GIVEN MATERIAL —
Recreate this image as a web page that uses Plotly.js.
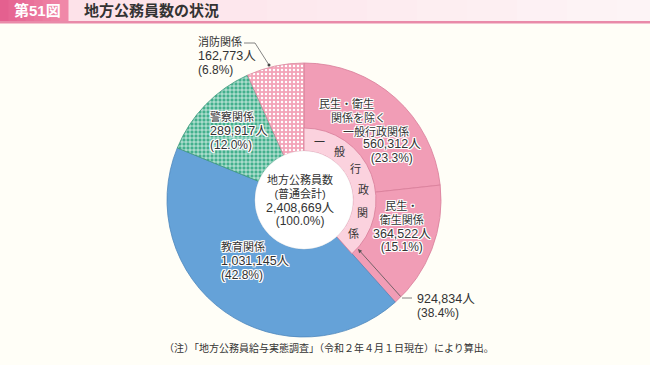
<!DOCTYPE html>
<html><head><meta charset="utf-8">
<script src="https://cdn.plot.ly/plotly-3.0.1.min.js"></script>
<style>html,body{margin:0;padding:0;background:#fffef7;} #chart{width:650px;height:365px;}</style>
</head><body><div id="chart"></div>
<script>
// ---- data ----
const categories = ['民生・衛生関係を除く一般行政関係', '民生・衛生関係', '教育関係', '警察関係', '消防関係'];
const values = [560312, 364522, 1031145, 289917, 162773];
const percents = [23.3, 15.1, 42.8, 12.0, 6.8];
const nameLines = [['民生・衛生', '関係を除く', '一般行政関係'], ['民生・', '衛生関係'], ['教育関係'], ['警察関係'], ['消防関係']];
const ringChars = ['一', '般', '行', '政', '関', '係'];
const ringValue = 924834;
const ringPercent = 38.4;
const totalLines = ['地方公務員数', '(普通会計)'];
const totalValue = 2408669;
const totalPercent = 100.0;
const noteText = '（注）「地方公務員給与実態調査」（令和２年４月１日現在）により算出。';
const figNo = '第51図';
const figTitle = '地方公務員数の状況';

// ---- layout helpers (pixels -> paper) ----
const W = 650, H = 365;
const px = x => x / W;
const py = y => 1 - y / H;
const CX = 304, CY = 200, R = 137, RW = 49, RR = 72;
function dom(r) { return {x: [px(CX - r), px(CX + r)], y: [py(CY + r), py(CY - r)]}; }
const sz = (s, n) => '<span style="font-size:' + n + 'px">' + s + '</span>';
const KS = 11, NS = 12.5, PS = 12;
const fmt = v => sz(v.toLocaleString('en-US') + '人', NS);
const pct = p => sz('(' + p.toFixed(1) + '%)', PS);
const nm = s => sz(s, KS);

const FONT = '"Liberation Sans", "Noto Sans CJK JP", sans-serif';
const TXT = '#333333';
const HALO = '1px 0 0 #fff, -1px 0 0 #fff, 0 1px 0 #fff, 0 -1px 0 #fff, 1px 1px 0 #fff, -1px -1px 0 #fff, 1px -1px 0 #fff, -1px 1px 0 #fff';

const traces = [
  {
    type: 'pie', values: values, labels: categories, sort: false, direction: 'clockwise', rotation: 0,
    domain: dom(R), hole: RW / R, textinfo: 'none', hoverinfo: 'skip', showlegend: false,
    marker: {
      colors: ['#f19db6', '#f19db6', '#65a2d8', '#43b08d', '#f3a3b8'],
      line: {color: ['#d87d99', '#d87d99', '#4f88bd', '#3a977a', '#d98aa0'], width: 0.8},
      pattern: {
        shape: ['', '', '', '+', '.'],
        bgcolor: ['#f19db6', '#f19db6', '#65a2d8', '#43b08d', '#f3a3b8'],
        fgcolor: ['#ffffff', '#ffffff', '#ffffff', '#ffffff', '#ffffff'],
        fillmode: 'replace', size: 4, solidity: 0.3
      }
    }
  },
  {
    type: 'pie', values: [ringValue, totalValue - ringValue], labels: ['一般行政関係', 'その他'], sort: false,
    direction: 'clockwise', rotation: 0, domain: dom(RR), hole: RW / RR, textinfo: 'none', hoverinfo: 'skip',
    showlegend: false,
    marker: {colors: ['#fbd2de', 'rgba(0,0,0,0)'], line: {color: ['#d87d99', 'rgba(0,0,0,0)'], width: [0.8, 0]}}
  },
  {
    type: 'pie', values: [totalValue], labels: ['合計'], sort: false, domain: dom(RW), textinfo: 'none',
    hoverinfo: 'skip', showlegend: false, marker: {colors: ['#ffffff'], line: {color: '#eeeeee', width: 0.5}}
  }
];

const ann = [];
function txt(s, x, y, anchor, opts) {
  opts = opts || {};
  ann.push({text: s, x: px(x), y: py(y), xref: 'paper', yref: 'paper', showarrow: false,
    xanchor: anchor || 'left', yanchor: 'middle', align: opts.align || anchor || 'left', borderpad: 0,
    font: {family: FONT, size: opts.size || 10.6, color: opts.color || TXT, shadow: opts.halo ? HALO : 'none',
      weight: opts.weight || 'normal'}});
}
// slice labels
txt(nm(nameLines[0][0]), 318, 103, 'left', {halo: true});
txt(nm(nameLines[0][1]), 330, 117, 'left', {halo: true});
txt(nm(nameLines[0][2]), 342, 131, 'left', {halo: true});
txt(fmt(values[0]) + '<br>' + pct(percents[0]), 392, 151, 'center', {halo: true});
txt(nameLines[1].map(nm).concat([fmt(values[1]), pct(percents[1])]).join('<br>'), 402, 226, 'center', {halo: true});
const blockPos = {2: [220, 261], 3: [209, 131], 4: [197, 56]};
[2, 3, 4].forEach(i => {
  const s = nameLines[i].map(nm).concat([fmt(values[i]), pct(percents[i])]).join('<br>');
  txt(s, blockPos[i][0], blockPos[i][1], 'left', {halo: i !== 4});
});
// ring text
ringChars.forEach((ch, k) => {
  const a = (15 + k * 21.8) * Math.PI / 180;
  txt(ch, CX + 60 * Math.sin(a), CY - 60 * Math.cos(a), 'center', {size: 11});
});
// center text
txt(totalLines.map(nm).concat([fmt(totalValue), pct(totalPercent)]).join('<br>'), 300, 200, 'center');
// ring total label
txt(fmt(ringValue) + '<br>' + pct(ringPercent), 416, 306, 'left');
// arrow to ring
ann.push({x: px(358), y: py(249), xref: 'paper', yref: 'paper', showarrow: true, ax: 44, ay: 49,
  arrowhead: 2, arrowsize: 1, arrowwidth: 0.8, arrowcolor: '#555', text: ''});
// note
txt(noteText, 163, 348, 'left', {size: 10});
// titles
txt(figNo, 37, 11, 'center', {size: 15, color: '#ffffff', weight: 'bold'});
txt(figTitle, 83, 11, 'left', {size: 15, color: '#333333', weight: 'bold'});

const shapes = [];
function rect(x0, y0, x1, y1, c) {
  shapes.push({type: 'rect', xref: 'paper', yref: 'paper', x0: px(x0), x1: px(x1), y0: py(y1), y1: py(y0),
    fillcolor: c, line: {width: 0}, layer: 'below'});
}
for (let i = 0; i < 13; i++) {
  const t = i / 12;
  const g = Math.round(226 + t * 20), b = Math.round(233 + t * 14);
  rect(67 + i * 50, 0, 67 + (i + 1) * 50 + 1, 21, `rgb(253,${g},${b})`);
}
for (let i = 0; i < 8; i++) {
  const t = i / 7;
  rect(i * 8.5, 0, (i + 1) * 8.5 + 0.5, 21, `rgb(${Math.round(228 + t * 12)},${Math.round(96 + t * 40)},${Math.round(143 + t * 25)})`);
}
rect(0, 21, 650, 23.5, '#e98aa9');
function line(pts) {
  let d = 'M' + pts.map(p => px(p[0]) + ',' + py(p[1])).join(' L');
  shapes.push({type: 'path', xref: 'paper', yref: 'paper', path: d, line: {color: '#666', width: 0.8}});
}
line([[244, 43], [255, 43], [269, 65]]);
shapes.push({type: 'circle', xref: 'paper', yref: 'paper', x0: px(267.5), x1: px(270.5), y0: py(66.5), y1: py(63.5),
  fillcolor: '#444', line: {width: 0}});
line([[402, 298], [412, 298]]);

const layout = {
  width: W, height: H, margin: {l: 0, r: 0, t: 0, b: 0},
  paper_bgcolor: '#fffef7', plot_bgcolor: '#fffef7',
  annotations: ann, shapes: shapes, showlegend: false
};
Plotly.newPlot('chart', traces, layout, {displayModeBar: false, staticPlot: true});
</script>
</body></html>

WRITTEN EXERCISE — Leaving out the pictures, repeat the data above exactly.

THE SOLUTION —
Recreate this image as a web page that uses Plotly.js.
<!DOCTYPE html>
<html><head><meta charset="utf-8">
<script src="https://cdn.plot.ly/plotly-3.0.1.min.js"></script>
<style>html,body{margin:0;padding:0;background:#fffef7;} #chart{width:650px;height:365px;}</style>
</head><body><div id="chart"></div>
<script>
// ---- data ----
const categories = ['民生・衛生関係を除く一般行政関係', '民生・衛生関係', '教育関係', '警察関係', '消防関係'];
const values = [560312, 364522, 1031145, 289917, 162773];
const percents = [23.3, 15.1, 42.8, 12.0, 6.8];
const nameLines = [['民生・衛生', '関係を除く', '一般行政関係'], ['民生・', '衛生関係'], ['教育関係'], ['警察関係'], ['消防関係']];
const ringChars = ['一', '般', '行', '政', '関', '係'];
const ringValue = 924834;
const ringPercent = 38.4;
const totalLines = ['地方公務員数', '(普通会計)'];
const totalValue = 2408669;
const totalPercent = 100.0;
const noteText = '（注）「地方公務員給与実態調査」（令和２年４月１日現在）により算出。';
const figNo = '第51図';
const figTitle = '地方公務員数の状況';

// ---- layout helpers (pixels -> paper) ----
const W = 650, H = 365;
const px = x => x / W;
const py = y => 1 - y / H;
const CX = 304, CY = 200, R = 137, RW = 49, RR = 72;
function dom(r) { return {x: [px(CX - r), px(CX + r)], y: [py(CY + r), py(CY - r)]}; }
const sz = (s, n) => '<span style="font-size:' + n + 'px">' + s + '</span>';
const KS = 11, NS = 12.5, PS = 12;
const fmt = v => sz(v.toLocaleString('en-US') + '人', NS);
const pct = p => sz('(' + p.toFixed(1) + '%)', PS);
const nm = s => sz(s, KS);

const FONT = '"Liberation Sans", "Noto Sans CJK JP", sans-serif';
const TXT = '#333333';
const HALO = '1px 0 0 #fff, -1px 0 0 #fff, 0 1px 0 #fff, 0 -1px 0 #fff, 1px 1px 0 #fff, -1px -1px 0 #fff, 1px -1px 0 #fff, -1px 1px 0 #fff';

const traces = [
  {
    type: 'pie', values: values, labels: categories, sort: false, direction: 'clockwise', rotation: 0,
    domain: dom(R), hole: RW / R, textinfo: 'none', hoverinfo: 'skip', showlegend: false,
    marker: {
      colors: ['#f19db6', '#f19db6', '#65a2d8', '#43b08d', '#f3a3b8'],
      line: {color: ['#d87d99', '#d87d99', '#4f88bd', '#3a977a', '#d98aa0'], width: 0.8},
      pattern: {
        shape: ['', '', '', '+', '.'],
        bgcolor: ['#f19db6', '#f19db6', '#65a2d8', '#43b08d', '#f3a3b8'],
        fgcolor: ['#ffffff', '#ffffff', '#ffffff', '#ffffff', '#ffffff'],
        fillmode: 'replace', size: 4, solidity: 0.3
      }
    }
  },
  {
    type: 'pie', values: [ringValue, totalValue - ringValue], labels: ['一般行政関係', 'その他'], sort: false,
    direction: 'clockwise', rotation: 0, domain: dom(RR), hole: RW / RR, textinfo: 'none', hoverinfo: 'skip',
    showlegend: false,
    marker: {colors: ['#fbd2de', 'rgba(0,0,0,0)'], line: {color: ['#d87d99', 'rgba(0,0,0,0)'], width: [0.8, 0]}}
  },
  {
    type: 'pie', values: [totalValue], labels: ['合計'], sort: false, domain: dom(RW), textinfo: 'none',
    hoverinfo: 'skip', showlegend: false, marker: {colors: ['#ffffff'], line: {color: '#eeeeee', width: 0.5}}
  }
];

const ann = [];
function txt(s, x, y, anchor, opts) {
  opts = opts || {};
  ann.push({text: s, x: px(x), y: py(y), xref: 'paper', yref: 'paper', showarrow: false,
    xanchor: anchor || 'left', yanchor: 'middle', align: opts.align || anchor || 'left', borderpad: 0,
    font: {family: FONT, size: opts.size || 10.6, color: opts.color || TXT, shadow: opts.halo ? HALO : 'none',
      weight: opts.weight || 'normal'}});
}
// slice labels
txt(nm(nameLines[0][0]), 318, 103, 'left', {halo: true});
txt(nm(nameLines[0][1]), 330, 117, 'left', {halo: true});
txt(nm(nameLines[0][2]), 342, 131, 'left', {halo: true});
txt(fmt(values[0]) + '<br>' + pct(percents[0]), 392, 151, 'center', {halo: true});
txt(nameLines[1].map(nm).concat([fmt(values[1]), pct(percents[1])]).join('<br>'), 402, 226, 'center', {halo: true});
const blockPos = {2: [220, 261], 3: [209, 131], 4: [197, 56]};
[2, 3, 4].forEach(i => {
  const s = nameLines[i].map(nm).concat([fmt(values[i]), pct(percents[i])]).join('<br>');
  txt(s, blockPos[i][0], blockPos[i][1], 'left', {halo: i !== 4});
});
// ring text
ringChars.forEach((ch, k) => {
  const a = (15 + k * 21.8) * Math.PI / 180;
  txt(ch, CX + 60 * Math.sin(a), CY - 60 * Math.cos(a), 'center', {size: 11});
});
// center text
txt(totalLines.map(nm).concat([fmt(totalValue), pct(totalPercent)]).join('<br>'), 300, 200, 'center');
// ring total label
txt(fmt(ringValue) + '<br>' + pct(ringPercent), 416, 306, 'left');
// arrow to ring
ann.push({x: px(358), y: py(249), xref: 'paper', yref: 'paper', showarrow: true, ax: 44, ay: 49,
  arrowhead: 2, arrowsize: 1, arrowwidth: 0.8, arrowcolor: '#555', text: ''});
// note
txt(noteText, 163, 348, 'left', {size: 10});
// titles
txt(figNo, 37, 11, 'center', {size: 15, color: '#ffffff', weight: 'bold'});
txt(figTitle, 83, 11, 'left', {size: 15, color: '#333333', weight: 'bold'});

const shapes = [];
function rect(x0, y0, x1, y1, c) {
  shapes.push({type: 'rect', xref: 'paper', yref: 'paper', x0: px(x0), x1: px(x1), y0: py(y1), y1: py(y0),
    fillcolor: c, line: {width: 0}, layer: 'below'});
}
for (let i = 0; i < 13; i++) {
  const t = i / 12;
  const g = Math.round(226 + t * 20), b = Math.round(233 + t * 14);
  rect(67 + i * 50, 0, 67 + (i + 1) * 50 + 1, 21, `rgb(253,${g},${b})`);
}
for (let i = 0; i < 8; i++) {
  const t = i / 7;
  rect(i * 8.5, 0, (i + 1) * 8.5 + 0.5, 21, `rgb(${Math.round(228 + t * 12)},${Math.round(96 + t * 40)},${Math.round(143 + t * 25)})`);
}
rect(0, 21, 650, 23.5, '#e98aa9');
function line(pts) {
  let d = 'M' + pts.map(p => px(p[0]) + ',' + py(p[1])).join(' L');
  shapes.push({type: 'path', xref: 'paper', yref: 'paper', path: d, line: {color: '#666', width: 0.8}});
}
line([[244, 43], [255, 43], [269, 65]]);
shapes.push({type: 'circle', xref: 'paper', yref: 'paper', x0: px(267.5), x1: px(270.5), y0: py(66.5), y1: py(63.5),
  fillcolor: '#444', line: {width: 0}});
line([[402, 298], [412, 298]]);

const layout = {
  width: W, height: H, margin: {l: 0, r: 0, t: 0, b: 0},
  paper_bgcolor: '#fffef7', plot_bgcolor: '#fffef7',
  annotations: ann, shapes: shapes, showlegend: false
};
Plotly.newPlot('chart', traces, layout, {displayModeBar: false, staticPlot: true});
</script>
</body></html>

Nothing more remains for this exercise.